Chris Keeble

Personal information
- Date of birth: 17 September 1978 (age 47)
- Place of birth: Colchester, England
- Height: 1.78 m (5 ft 10 in)
- Position: Midfielder

Youth career
- Ipswich Town

Senior career*
- Years: Team / Apps / (Gls)
- 1997–2000: Ipswich Town / 1 / (0)
- 2000–2003: Colchester United / 24 / (2)
- 2003–?: Heybridge Swifts / ? / (?)
- Total:  / 25 / (2)

= Chris Keeble (footballer) =

English footballer

Chris Keeble (born 17 September 1978) is an English former professional footballer who played in The Football League as a midfielder.

==Career==
Keeble began his career at Ipswich Town, making his debut against Port Vale in December 1997. In March 2000, Keeble joined Colchester United on a permanent basis.
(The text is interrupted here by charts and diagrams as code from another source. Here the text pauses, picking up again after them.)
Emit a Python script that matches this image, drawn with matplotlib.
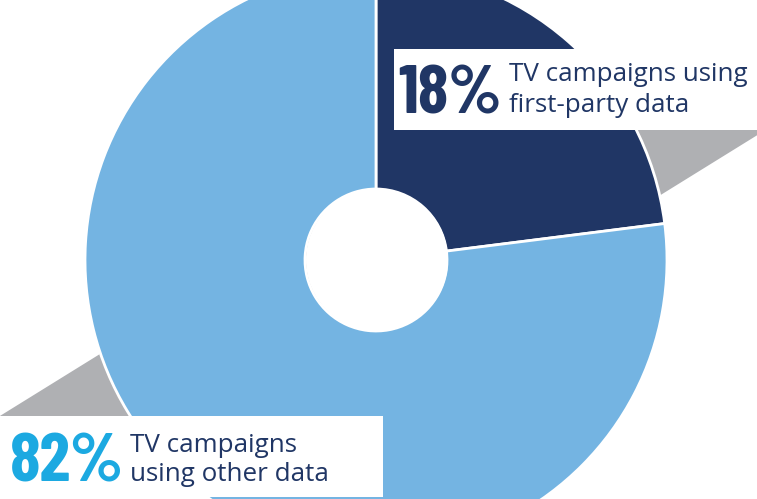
import matplotlib
matplotlib.use("Agg")
import matplotlib.pyplot as plt
from matplotlib.patches import Polygon, Rectangle, Circle

# Data (drawn slice geometry and printed labels)
categories = ["TV campaigns using\nfirst-party data", "TV campaigns\nusing other data"]
pct_labels = ["18%", "82%"]
slice_shares = [23, 77]  # share of the circle as drawn in the graphic

navy = "#203665"
light_blue = "#74b4e2"
gray = "#afb0b3"
cyan = "#1ca9e1"

W, H = 757, 499
fig = plt.figure(figsize=(W / 100, H / 100), dpi=100)
ax = fig.add_axes([0, 0, 1, 1])

def Y(y):
    return H - y

# gray diagonal band behind the pie (hidden ends tucked under the label boxes)
band = [(-55, Y(450)), (510, Y(100)), (814, Y(100)), (249, Y(450))]
ax.add_patch(Polygon(band, closed=True, facecolor=gray, edgecolor="none", zorder=0))

ax.pie(slice_shares, colors=[navy, light_blue], startangle=90, counterclock=False,
       radius=291, center=(376, Y(260)),
       wedgeprops=dict(width=291 - 71, edgecolor="white", linewidth=2))
for p in ax.patches[1:]:
    p.set_zorder(2)
ax.add_patch(Circle((377, Y(260)), 71, facecolor="white", edgecolor="none", zorder=2.5))

# white label boxes
ax.add_patch(Rectangle((394, Y(130)), 380, 81, facecolor="white", edgecolor="none", zorder=3))
ax.add_patch(Rectangle((-10, Y(497)), 393, 81, facecolor="white", edgecolor="none", zorder=3))

big_font = ["Barlow Condensed", "DejaVu Sans"]
lab_font = ["Open Sans", "DejaVu Sans"]

ax.text(398, Y(113), pct_labels[0], fontsize=50, fontweight="bold", family=big_font,
        color=navy, va="baseline", ha="left", zorder=4)
l1 = categories[0].split("\n")
ax.text(509, Y(81), l1[0], fontsize=18.7, family=lab_font, color=navy, va="baseline", zorder=4)
ax.text(509, Y(112), l1[1], fontsize=18.7, family=lab_font, color=navy, va="baseline", zorder=4)

ax.text(10, Y(482), pct_labels[1], fontsize=50, fontweight="bold", family=big_font,
        color=cyan, va="baseline", ha="left", zorder=4)
l2 = categories[1].split("\n")
ax.text(130, Y(452), l2[0], fontsize=18.7, family=lab_font, color=navy, va="baseline", zorder=4)
ax.text(130, Y(481), l2[1], fontsize=18.7, family=lab_font, color=navy, va="baseline", zorder=4)

ax.set_xlim(0, W)
ax.set_ylim(0, H)
ax.set_aspect("equal")
ax.axis("off")
fig.savefig("out.png", dpi=100)
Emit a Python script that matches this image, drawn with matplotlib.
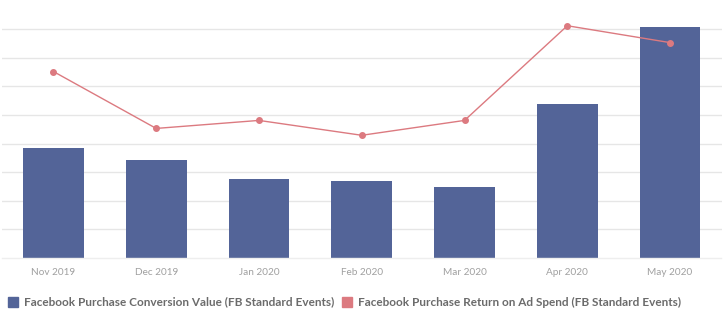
import matplotlib
matplotlib.use("Agg")
import matplotlib.pyplot as plt
from matplotlib.patches import Rectangle
import numpy as np

categories = ["Nov 2019", "Dec 2019", "Jan 2020", "Feb 2020", "Mar 2020", "Apr 2020", "May 2020"]
conversion_value = [3.83, 3.41, 2.75, 2.68, 2.47, 5.37, 8.08]
roas = [6.52, 4.53, 4.81, 4.29, 4.81, 8.12, 7.53]
legend_labels = ["Facebook Purchase Conversion Value (FB Standard Events)",
                 "Facebook Purchase Return on Ad Spend (FB Standard Events)"]

bar_color = "#536498"
line_color = "#dc7a80"

W, H = 726, 326
fig = plt.figure(figsize=(W / 100, H / 100), dpi=100)
ax = fig.add_axes([2 / W, (H - 258) / H, (721.5 - 2) / W, 258 / H])

x = np.arange(len(categories))
ax.bar(x, conversion_value, width=0.59, color=bar_color, zorder=2)
ax.plot(x, roas, color=line_color, lw=1.0, marker="o", ms=4, zorder=3)

ax.set_xlim(-0.5, len(categories) - 0.5)
ax.set_ylim(0, 9.02)
ax.set_yticks(np.arange(1, 9))
ax.yaxis.grid(True, color="#e6e6e6", lw=1)
ax.set_axisbelow(True)
ax.tick_params(axis="y", left=False, labelleft=False)
ax.tick_params(axis="x", length=0, pad=7)
ax.set_xticks(x)
ax.set_xticklabels(categories, fontsize=7.2, color="#a0a0a0", family="Lato")
for s in ["top", "right", "left"]:
    ax.spines[s].set_visible(False)
ax.spines["bottom"].set_color("#eeeeee")
ax.spines["bottom"].set_linewidth(1)

# legend
y_leg = 1 - 302 / H
for sx, tx, col, lab in [(8, 24, bar_color, legend_labels[0]), (342, 358, line_color, legend_labels[1])]:
    fig.patches.append(Rectangle((sx / W, (H - 307) / H), 10 / W, 10 / H,
                                 transform=fig.transFigure, color=col))
    fig.text(tx / W, y_leg, lab, fontsize=8.45, fontweight="bold", color="#6b6b6b",
             va="center", ha="left", family="Lato")

fig.savefig("out.png", dpi=100)
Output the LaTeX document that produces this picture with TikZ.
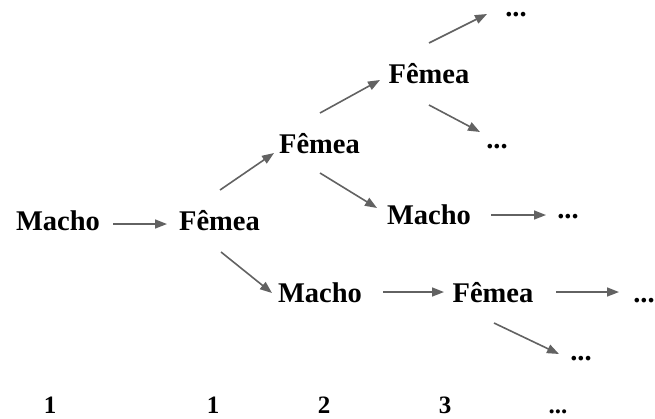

In May 2001, Keeble injured his Achilles tendon in a match against Wycombe Wanderers. Having been troubled by injury for more than a year and put into the reserve team, Keeble was released by Colchester in 2003 after not being offered a new contract. He then dropped out of the football league to join Heybridge Swifts.

He is the son of centre-forward Vic Keeble, who played for Colchester United, Newcastle United and West Ham United in the 1940s and 1950s.